Saved entries:
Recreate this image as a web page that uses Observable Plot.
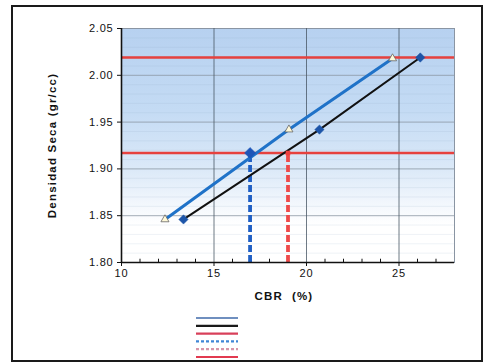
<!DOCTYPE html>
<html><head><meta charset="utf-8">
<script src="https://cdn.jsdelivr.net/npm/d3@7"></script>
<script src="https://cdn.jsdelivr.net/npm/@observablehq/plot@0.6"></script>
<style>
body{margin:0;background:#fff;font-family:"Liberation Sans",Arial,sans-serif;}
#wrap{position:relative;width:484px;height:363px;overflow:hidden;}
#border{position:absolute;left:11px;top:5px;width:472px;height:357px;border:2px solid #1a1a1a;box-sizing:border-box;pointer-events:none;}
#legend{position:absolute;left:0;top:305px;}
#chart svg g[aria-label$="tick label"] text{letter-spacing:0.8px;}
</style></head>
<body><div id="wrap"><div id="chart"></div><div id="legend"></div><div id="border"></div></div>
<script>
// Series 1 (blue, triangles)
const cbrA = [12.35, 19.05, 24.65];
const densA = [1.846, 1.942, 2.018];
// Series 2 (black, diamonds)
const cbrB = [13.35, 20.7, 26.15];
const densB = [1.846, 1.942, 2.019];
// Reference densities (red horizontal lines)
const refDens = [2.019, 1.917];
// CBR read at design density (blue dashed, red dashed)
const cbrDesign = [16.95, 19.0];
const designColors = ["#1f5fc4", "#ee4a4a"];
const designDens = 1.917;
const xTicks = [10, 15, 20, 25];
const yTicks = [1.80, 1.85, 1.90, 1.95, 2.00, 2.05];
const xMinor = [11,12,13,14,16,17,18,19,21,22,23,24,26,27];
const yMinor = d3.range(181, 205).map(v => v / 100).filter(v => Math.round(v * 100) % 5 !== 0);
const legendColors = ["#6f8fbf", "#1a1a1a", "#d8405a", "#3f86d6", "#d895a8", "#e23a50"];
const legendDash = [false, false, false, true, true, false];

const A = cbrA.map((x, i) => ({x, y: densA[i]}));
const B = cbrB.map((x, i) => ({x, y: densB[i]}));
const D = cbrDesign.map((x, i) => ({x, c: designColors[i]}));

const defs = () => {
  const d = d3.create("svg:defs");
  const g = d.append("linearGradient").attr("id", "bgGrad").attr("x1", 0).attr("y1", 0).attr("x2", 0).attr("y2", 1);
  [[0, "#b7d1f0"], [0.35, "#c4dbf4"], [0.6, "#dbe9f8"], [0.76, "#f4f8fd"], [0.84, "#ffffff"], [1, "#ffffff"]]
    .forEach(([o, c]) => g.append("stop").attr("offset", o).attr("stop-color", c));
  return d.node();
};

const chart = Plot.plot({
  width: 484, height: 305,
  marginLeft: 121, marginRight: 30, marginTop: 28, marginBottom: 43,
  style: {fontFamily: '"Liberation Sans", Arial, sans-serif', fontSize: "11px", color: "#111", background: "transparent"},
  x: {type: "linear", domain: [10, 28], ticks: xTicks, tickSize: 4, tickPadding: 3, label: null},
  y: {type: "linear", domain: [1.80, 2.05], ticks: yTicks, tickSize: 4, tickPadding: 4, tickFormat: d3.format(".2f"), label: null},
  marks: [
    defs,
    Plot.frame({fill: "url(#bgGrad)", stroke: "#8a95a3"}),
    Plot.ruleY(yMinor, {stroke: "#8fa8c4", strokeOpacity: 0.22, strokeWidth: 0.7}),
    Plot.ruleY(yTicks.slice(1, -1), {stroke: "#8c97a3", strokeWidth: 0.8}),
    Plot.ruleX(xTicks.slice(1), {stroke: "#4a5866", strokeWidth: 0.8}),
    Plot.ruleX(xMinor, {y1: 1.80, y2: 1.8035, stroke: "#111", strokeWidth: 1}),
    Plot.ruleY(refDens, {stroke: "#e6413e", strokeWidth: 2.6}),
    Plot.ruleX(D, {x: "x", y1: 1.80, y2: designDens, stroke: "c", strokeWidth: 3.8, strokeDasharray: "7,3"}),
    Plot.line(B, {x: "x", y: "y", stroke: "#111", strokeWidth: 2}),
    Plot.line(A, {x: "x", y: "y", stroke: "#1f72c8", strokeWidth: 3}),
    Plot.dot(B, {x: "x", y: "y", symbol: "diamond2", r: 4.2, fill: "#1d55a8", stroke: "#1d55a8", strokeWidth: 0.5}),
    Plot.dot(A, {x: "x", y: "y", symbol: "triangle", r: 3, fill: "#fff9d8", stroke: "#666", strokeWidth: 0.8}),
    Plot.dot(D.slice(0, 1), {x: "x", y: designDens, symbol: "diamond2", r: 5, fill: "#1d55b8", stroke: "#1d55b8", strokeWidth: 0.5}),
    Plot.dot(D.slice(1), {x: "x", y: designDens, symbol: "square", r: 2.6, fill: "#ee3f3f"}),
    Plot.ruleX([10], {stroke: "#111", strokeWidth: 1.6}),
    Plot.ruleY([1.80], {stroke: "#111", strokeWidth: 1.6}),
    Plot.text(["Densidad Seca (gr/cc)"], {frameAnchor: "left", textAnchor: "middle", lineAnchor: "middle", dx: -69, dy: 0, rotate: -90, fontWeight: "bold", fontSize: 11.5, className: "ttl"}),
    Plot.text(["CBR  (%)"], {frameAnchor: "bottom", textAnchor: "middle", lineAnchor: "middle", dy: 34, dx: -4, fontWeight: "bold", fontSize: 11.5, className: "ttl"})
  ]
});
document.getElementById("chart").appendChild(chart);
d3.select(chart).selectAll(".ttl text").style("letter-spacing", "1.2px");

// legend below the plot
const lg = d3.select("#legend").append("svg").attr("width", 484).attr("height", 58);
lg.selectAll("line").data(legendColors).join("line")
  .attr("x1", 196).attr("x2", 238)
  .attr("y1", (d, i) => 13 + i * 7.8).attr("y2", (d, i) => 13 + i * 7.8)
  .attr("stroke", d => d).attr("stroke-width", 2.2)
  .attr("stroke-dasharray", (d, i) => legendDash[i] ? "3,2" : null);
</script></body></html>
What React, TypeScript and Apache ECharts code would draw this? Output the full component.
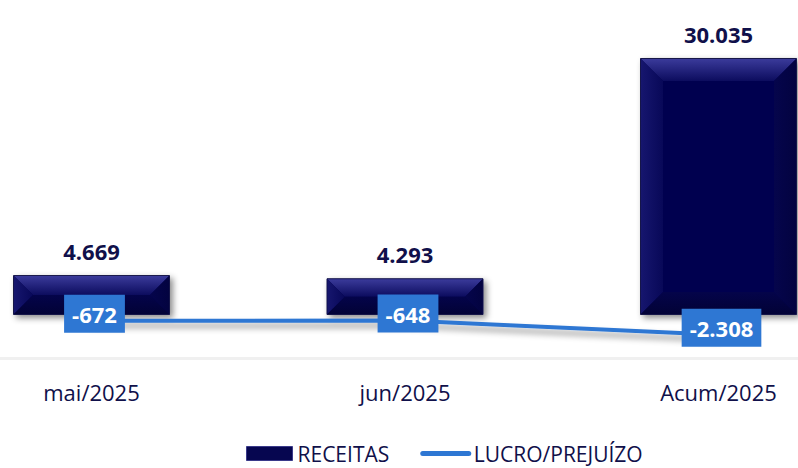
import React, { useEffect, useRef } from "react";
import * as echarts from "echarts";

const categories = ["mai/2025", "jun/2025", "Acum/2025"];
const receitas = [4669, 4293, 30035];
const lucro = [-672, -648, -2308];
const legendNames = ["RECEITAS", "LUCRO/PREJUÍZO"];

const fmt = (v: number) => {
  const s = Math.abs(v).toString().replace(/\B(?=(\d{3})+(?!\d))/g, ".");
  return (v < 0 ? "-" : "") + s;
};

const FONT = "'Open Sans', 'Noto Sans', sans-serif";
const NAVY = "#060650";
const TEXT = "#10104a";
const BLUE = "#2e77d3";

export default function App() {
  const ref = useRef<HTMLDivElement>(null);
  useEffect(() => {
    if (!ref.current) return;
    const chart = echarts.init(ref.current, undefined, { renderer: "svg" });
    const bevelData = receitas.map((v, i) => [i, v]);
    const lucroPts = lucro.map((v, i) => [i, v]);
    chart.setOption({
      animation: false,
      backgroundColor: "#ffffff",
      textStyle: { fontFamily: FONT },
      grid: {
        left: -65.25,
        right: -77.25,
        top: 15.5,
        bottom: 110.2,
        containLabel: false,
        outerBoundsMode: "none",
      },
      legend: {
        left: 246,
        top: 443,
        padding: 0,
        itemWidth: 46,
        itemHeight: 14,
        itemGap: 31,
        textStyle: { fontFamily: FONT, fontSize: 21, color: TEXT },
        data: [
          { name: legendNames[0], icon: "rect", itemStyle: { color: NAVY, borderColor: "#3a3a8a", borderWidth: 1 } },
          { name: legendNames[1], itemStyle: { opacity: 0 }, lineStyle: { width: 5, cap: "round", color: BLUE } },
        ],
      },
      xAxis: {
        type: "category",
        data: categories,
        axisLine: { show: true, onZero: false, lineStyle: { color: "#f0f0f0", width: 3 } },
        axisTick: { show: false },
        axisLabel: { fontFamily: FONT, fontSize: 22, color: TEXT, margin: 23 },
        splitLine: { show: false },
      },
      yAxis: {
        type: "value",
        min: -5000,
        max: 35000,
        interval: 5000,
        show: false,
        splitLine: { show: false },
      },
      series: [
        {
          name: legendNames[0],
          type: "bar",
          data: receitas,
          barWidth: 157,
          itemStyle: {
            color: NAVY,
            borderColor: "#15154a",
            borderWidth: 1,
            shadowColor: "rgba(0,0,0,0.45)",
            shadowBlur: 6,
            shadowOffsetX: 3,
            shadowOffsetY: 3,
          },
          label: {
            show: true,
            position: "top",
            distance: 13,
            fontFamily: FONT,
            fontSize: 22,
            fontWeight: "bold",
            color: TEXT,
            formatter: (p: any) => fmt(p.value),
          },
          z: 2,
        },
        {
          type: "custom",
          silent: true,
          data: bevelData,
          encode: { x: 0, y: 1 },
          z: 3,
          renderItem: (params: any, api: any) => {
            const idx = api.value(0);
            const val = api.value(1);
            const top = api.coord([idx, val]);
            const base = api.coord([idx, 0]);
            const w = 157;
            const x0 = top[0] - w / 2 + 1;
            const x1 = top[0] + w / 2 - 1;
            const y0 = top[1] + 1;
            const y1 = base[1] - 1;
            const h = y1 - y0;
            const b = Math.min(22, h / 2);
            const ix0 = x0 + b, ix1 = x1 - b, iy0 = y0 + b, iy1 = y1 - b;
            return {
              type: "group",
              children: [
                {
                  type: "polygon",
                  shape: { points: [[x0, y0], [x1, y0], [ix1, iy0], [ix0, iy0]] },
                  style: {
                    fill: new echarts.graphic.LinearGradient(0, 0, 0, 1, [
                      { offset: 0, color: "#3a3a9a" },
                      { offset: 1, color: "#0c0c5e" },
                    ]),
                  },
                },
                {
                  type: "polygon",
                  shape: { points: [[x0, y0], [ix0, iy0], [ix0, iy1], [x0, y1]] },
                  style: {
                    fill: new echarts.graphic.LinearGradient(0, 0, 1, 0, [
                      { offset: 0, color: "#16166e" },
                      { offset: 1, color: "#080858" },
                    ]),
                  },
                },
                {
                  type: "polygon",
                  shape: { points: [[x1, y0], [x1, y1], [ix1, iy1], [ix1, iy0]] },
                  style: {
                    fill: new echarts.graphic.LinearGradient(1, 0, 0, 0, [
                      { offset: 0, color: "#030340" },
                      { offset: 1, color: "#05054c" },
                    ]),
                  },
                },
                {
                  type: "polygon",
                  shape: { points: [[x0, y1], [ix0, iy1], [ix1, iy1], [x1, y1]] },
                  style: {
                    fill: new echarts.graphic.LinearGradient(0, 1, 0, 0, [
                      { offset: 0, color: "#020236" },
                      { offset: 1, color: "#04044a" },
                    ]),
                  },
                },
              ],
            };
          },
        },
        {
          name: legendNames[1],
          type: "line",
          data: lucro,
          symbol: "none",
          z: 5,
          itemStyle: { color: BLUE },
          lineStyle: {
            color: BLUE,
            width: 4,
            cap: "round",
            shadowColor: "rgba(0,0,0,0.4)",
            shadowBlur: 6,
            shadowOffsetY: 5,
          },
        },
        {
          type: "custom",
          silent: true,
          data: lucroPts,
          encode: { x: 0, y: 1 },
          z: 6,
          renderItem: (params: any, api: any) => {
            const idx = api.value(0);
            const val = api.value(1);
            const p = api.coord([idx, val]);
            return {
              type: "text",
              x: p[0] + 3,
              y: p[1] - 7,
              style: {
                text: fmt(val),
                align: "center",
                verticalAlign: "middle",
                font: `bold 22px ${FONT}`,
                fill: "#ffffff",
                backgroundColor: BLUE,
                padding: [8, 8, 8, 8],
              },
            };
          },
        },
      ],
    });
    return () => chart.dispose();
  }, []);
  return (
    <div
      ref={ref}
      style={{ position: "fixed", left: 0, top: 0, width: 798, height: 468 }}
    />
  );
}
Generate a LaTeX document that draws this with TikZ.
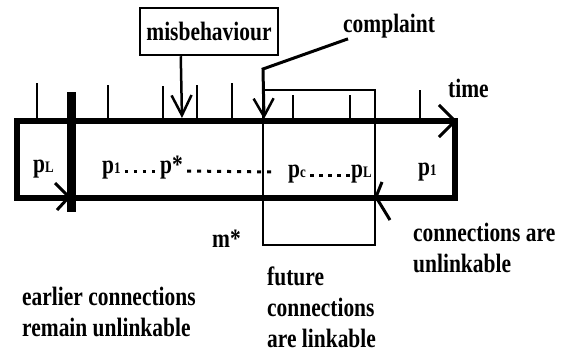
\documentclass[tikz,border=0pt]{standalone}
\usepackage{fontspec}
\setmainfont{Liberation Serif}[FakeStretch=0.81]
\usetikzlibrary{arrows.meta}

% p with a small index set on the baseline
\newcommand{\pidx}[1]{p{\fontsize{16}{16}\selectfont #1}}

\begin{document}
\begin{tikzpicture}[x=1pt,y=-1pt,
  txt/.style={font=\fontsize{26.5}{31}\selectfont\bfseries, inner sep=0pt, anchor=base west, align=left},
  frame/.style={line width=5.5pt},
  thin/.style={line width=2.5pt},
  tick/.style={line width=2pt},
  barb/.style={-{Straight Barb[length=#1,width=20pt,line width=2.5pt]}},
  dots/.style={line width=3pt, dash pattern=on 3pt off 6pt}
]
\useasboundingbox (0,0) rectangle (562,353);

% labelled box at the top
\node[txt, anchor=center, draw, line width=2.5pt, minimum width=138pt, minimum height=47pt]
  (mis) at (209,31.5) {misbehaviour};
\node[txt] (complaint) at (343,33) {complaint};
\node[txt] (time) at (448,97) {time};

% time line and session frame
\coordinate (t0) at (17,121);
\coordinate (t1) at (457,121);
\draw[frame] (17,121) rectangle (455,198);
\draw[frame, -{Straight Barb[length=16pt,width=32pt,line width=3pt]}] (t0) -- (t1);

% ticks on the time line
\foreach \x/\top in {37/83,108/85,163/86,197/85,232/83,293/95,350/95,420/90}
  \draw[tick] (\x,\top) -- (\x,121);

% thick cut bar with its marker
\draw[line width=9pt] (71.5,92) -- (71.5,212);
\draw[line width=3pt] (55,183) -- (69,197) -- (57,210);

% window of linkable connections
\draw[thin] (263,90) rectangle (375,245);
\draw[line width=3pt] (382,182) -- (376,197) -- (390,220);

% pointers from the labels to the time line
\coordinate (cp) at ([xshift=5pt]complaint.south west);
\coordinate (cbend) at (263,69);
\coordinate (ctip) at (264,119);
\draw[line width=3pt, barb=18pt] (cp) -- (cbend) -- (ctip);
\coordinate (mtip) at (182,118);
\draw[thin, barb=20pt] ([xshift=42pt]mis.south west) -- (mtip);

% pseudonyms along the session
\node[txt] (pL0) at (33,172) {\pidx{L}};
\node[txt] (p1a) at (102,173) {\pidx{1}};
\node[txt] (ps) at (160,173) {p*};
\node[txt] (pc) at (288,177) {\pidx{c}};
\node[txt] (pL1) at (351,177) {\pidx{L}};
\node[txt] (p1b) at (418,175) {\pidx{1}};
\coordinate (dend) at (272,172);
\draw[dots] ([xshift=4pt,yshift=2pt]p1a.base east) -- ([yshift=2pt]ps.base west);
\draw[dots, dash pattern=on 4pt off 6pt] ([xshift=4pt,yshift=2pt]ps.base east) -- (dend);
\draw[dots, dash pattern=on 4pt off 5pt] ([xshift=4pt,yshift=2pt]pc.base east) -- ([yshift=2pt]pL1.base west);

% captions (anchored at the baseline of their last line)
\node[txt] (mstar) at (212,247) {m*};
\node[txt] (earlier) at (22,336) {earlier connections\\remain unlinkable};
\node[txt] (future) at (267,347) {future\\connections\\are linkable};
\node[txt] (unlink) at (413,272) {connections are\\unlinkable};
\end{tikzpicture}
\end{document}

> EXERCISE TASK
Locate all lines that include the word "this" and copy them out.

> FINAL ANSWER
Recreate this image as a web page that uses Observable Plot.
What React, TypeScript and Apache ECharts code would draw this? Output the full component.
Generate a LaTeX document that draws this with TikZ.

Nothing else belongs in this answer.